Stored dataset items
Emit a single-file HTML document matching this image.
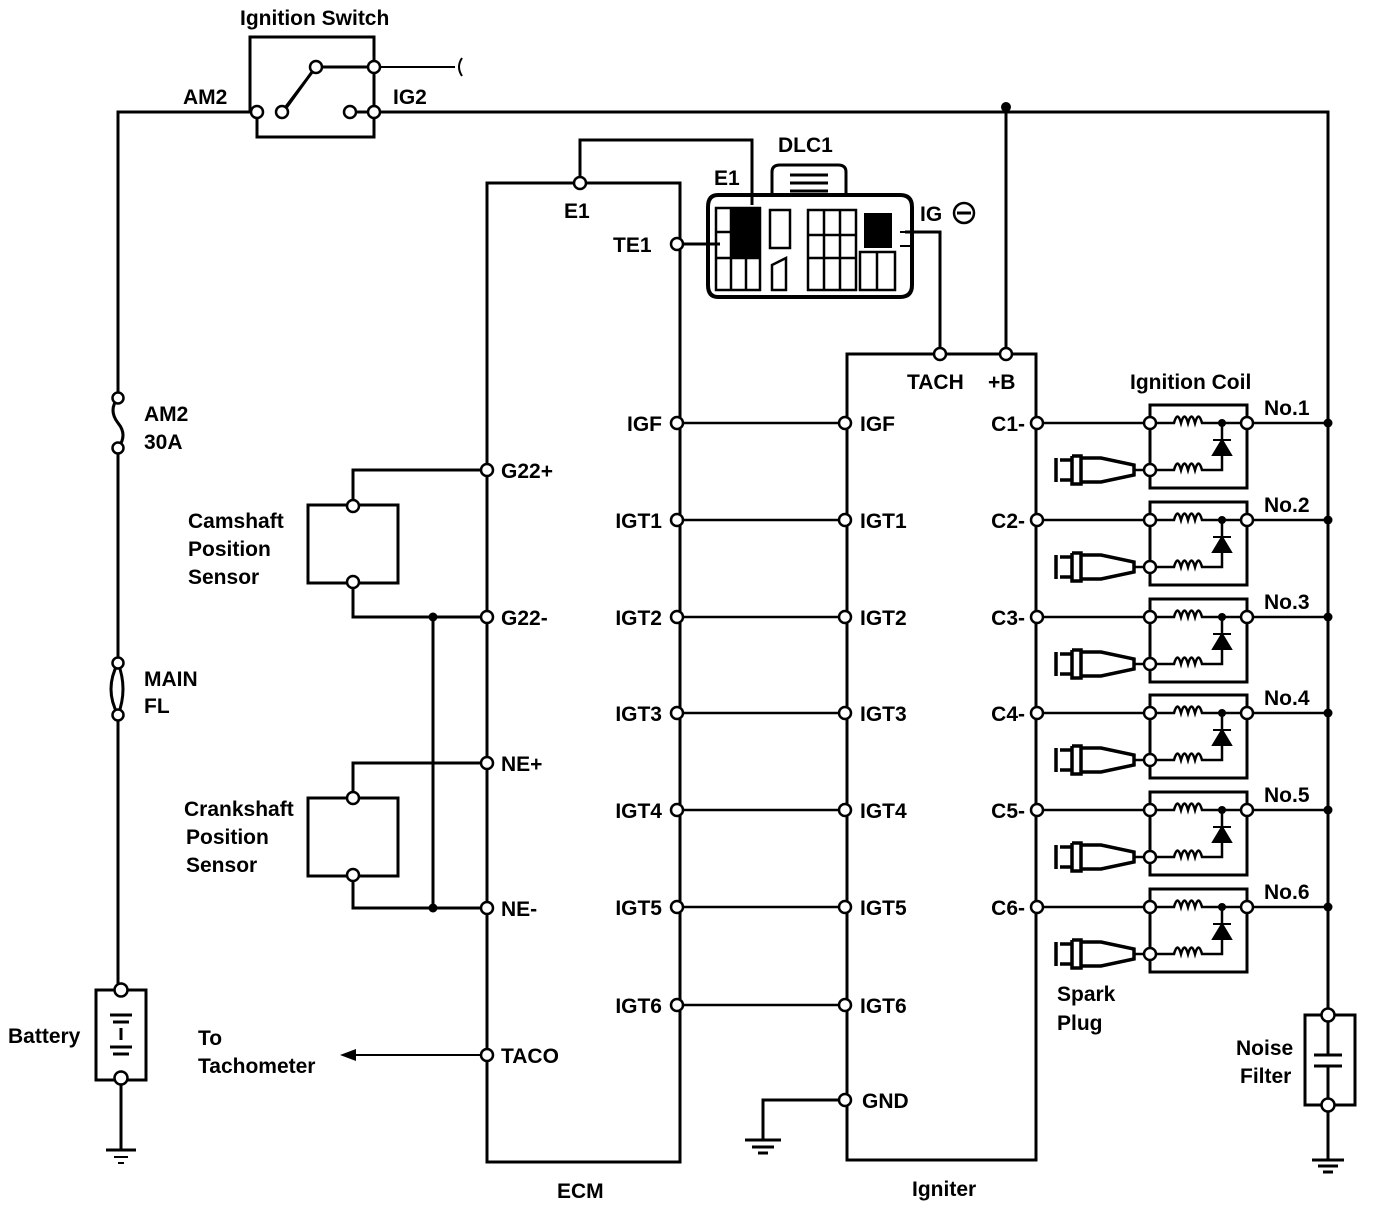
<!DOCTYPE html>
<html><head><meta charset="utf-8"><style>
html,body{margin:0;padding:0;background:#fff}
svg text{font-family:"Liberation Sans",sans-serif;font-weight:bold;font-size:21px;fill:#000}
</style></head><body>
<svg width="1376" height="1210" viewBox="0 0 1376 1210" xmlns="http://www.w3.org/2000/svg">
<defs>
<g id="coil">
  <path d="M1150,405 V488 H1247 V405 Z" fill="none" stroke="#000" stroke-width="3"/>
  <path d="M1150,423 H1174 q3.5,-13 7,0 q3.5,-13 7,0 q3.5,-13 7,0 q3.5,-13 7,0 H1247" fill="none" stroke="#000" stroke-width="2.5"/>
  <path d="M1150,470 H1174 q3.5,-13 7,0 q3.5,-13 7,0 q3.5,-13 7,0 q3.5,-13 7,0 H1222 V423" fill="none" stroke="#000" stroke-width="2.5"/>
  <path d="M1213,440 H1231 M1222,440 L1213,455 H1231 Z" fill="#000" stroke="#000" stroke-width="2"/>
  <circle cx="1222" cy="423" r="4" fill="#000"/>
  <path d="M1247,423 H1328" stroke="#000" stroke-width="2.5"/>
  <circle cx="1328" cy="423" r="4.5" fill="#000"/>
  <path d="M1037,423 H1150" stroke="#000" stroke-width="2.5"/>
  <path d="M1134,470 H1150" stroke="#000" stroke-width="2.5"/>
  <path d="M1056,458 v24 M1060,460 h12 v20 h-12 M1072,456 h9 v28 h-9 v-28 M1081,458 h20 l33,7 v10 l-33,7 h-20" fill="none" stroke="#000" stroke-width="3.5"/>
  <circle cx="1150" cy="423" r="6" fill="#fff" stroke="#000" stroke-width="2.5"/>
  <circle cx="1150" cy="470" r="6" fill="#fff" stroke="#000" stroke-width="2.5"/>
  <circle cx="1247" cy="423" r="6" fill="#fff" stroke="#000" stroke-width="2.5"/>
  <circle cx="1037" cy="423" r="6" fill="#fff" stroke="#000" stroke-width="2.5"/>
</g>
<g id="row">
  <path d="M677,423 H845" stroke="#000" stroke-width="2.5"/>
  <circle cx="677" cy="423" r="6" fill="#fff" stroke="#000" stroke-width="2.5"/>
  <circle cx="845" cy="423" r="6" fill="#fff" stroke="#000" stroke-width="2.5"/>
</g>
</defs>
<g fill="none" stroke="#000" stroke-width="3">
  <path d="M118,990 V715 M118,663 V448 M118,398 V112 H257"/>
  <path d="M374,112 H1328 V1015"/>
  <path d="M1006,107 V354"/>
  <path d="M257,112 V137 H374 V37 H250 V112"/>
  <path d="M282,112 L316,67 M286,108 L312,72"/>
  <path d="M316,67 H374 V112 M350,112 H374"/>
  <path d="M374,67 H455 M462,58 q-6,9 0,18" stroke-width="2"/>
  <path d="M118,398 q-10,12 0,25 q10,12 0,25" stroke-width="3"/>
  <path d="M118,663 q-14,26 0,52 M118,663 q10,26 0,52" stroke-width="3"/>
  <path d="M96,990 H146 V1080 H96 Z"/>
  <path d="M121,1080 V1150 M106,1150 H136"/>
  <path d="M110,1015 H132 M113,1022 H129 M121,1028 V1040 M110,1047 H132 M113,1054 H129" stroke-width="3"/>
  <path d="M114,1157 H128 M118,1163 H124" stroke-width="2"/>
  <path d="M487,183 H680 V1162 H487 Z"/>
  <path d="M580,183 V140 H752 V205"/>
  <path d="M677,244 H720"/>
  <path d="M847,354 H1036 V1160 H847 Z"/>
  <path d="M905,232 H940 V354"/>
  <path d="M845,1100 H763 V1140 M745,1140 H781 M752,1147 H774 M758,1153 H768"/>
  <path d="M308,505 H398 V583 H308 Z"/>
  <path d="M353,506 V470 H487 M353,582 V617 H487"/>
  <path d="M308,798 H398 V876 H308 Z"/>
  <path d="M353,798 V763 H487 M353,875 V908 H487"/>
  <path d="M433,617 V908"/>
  <path d="M487,1055 H355" stroke-width="2"/>
  <path d="M1305,1015 H1355 V1105 H1305 Z"/>
  <path d="M1328,1015 V1055 M1314,1055 H1342 M1314,1066 H1342 M1328,1066 V1105 M1328,1105 V1160 M1312,1160 H1344 M1318,1166 H1338 M1323,1172 H1333"/>
  <path d="M718,195 H900 Q912,195 912,207 V285 Q912,297 900,297 H718 Q708,297 708,285 V207 Q708,195 718,195 Z" stroke-width="4"/>
  <path d="M772,195 V172 Q772,165 780,165 H838 Q846,165 846,172 V195" stroke-width="3"/>
  <path d="M790,175 H828 M790,183 H828 M790,191 H828" stroke-width="3"/>
  <path d="M716,208 H760 V290 H716 Z M716,232 H760 M716,258 H760 M731,208 V290 M746,208 V290" stroke-width="2.5"/>
  <path d="M770,210 H790 V248 H770 Z M772,265 L786,258 V290 H772 Z M808,210 H856 V290 H808 Z M808,235 H856 M808,258 H856 M824,210 V290 M840,210 V290 M860,252 H895 V290 H860 Z M877,252 V290" stroke-width="2.5"/>
  <path d="M900,232 H912 V246 H900" stroke-width="2"/>
</g>
<rect x="731" y="208" width="29" height="50" fill="#000"/>
<rect x="864" y="213" width="28" height="35" fill="#000"/>
<path d="M340,1055 L356,1049 V1061 Z" fill="#000"/>
<g fill="#000">
<circle cx="1006" cy="107" r="5"/><circle cx="433" cy="617" r="4.5"/><circle cx="433" cy="908" r="4.5"/>
</g>
<use href="#row"/>
<use href="#row" y="97"/>
<use href="#row" y="194"/>
<use href="#row" y="290"/>
<use href="#row" y="387"/>
<use href="#row" y="484"/>
<use href="#row" y="582"/>
<use href="#coil"/>
<use href="#coil" y="97"/>
<use href="#coil" y="194"/>
<use href="#coil" y="290"/>
<use href="#coil" y="387"/>
<use href="#coil" y="484"/>
<g fill="#fff" stroke="#000" stroke-width="2.5">
<circle cx="257" cy="112" r="6"/><circle cx="282" cy="112" r="6"/><circle cx="350" cy="112" r="6"/><circle cx="374" cy="112" r="6"/><circle cx="316" cy="67" r="6"/><circle cx="374" cy="67" r="6"/>
<circle cx="118" cy="398" r="5.5"/><circle cx="118" cy="448" r="5.5"/><circle cx="118" cy="663" r="5.5"/><circle cx="118" cy="715" r="5.5"/>
<circle cx="121" cy="990" r="6.5"/><circle cx="121" cy="1078" r="6.5"/>
<circle cx="580" cy="183" r="6"/><circle cx="677" cy="244" r="6"/>
<circle cx="940" cy="354" r="6"/><circle cx="1006" cy="354" r="6"/>
<circle cx="353" cy="506" r="6"/><circle cx="353" cy="582" r="6"/><circle cx="353" cy="798" r="6"/><circle cx="353" cy="875" r="6"/>
<circle cx="487" cy="470" r="6"/><circle cx="487" cy="617" r="6"/><circle cx="487" cy="763" r="6"/><circle cx="487" cy="908" r="6"/><circle cx="487" cy="1055" r="6"/>
<circle cx="845" cy="1100" r="6"/>
<circle cx="1328" cy="1015" r="6.5"/><circle cx="1328" cy="1105" r="6.5"/>
</g>
<text x="240" y="25">Ignition Switch</text>
<text x="183" y="104">AM2</text><text x="393" y="104">IG2</text>
<text x="144" y="421">AM2</text><text x="144" y="449">30A</text>
<text x="144" y="686">MAIN</text><text x="144" y="713">FL</text>
<text x="8" y="1043">Battery</text>
<text x="188" y="528">Camshaft</text><text x="188" y="556">Position</text><text x="188" y="584">Sensor</text>
<text x="184" y="816">Crankshaft</text><text x="186" y="844">Position</text><text x="186" y="872">Sensor</text>
<text x="198" y="1045">To</text><text x="198" y="1073">Tachometer</text>
<text x="501" y="478">G22+</text><text x="501" y="625">G22-</text><text x="501" y="771">NE+</text><text x="501" y="916">NE-</text><text x="501" y="1063">TACO</text>
<text x="564" y="218">E1</text><text x="613" y="252">TE1</text>
<text x="714" y="185">E1</text><text x="778" y="152">DLC1</text>
<text x="920" y="221">IG</text><circle cx="964" cy="213" r="10" fill="none" stroke="#000" stroke-width="2.5"/><path d="M957,213 H971" stroke="#000" stroke-width="3"/>
<g text-anchor="end">
<text x="662" y="431">IGF</text><text x="662" y="528">IGT1</text><text x="662" y="625">IGT2</text><text x="662" y="721">IGT3</text><text x="662" y="818">IGT4</text><text x="662" y="915">IGT5</text><text x="662" y="1013">IGT6</text>
<text x="1025" y="431">C1-</text><text x="1025" y="528">C2-</text><text x="1025" y="625">C3-</text><text x="1025" y="721">C4-</text><text x="1025" y="818">C5-</text><text x="1025" y="915">C6-</text>
</g>
<text x="860" y="431">IGF</text><text x="860" y="528">IGT1</text><text x="860" y="625">IGT2</text><text x="860" y="721">IGT3</text><text x="860" y="818">IGT4</text><text x="860" y="915">IGT5</text><text x="860" y="1013">IGT6</text><text x="862" y="1108">GND</text>
<text x="907" y="389">TACH</text><text x="988" y="389">+B</text>
<text x="1130" y="389">Ignition Coil</text>
<text x="1264" y="415">No.1</text><text x="1264" y="512">No.2</text><text x="1264" y="609">No.3</text><text x="1264" y="705">No.4</text><text x="1264" y="802">No.5</text><text x="1264" y="899">No.6</text>
<text x="1057" y="1001">Spark</text><text x="1057" y="1030">Plug</text>
<text x="1236" y="1055">Noise</text><text x="1240" y="1083">Filter</text>
<text x="557" y="1198">ECM</text><text x="912" y="1196">Igniter</text>
</svg>
</body></html>
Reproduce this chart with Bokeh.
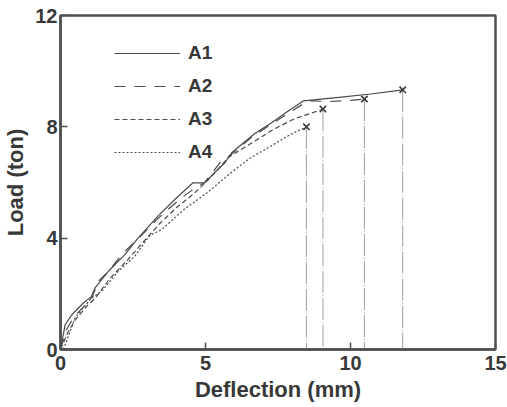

§ **Written task**
Which lines include "this"? Copy each of them out.

§ **Written answer**
Emit a single-file HTML document matching this image.
Reproduce this chart with Bokeh.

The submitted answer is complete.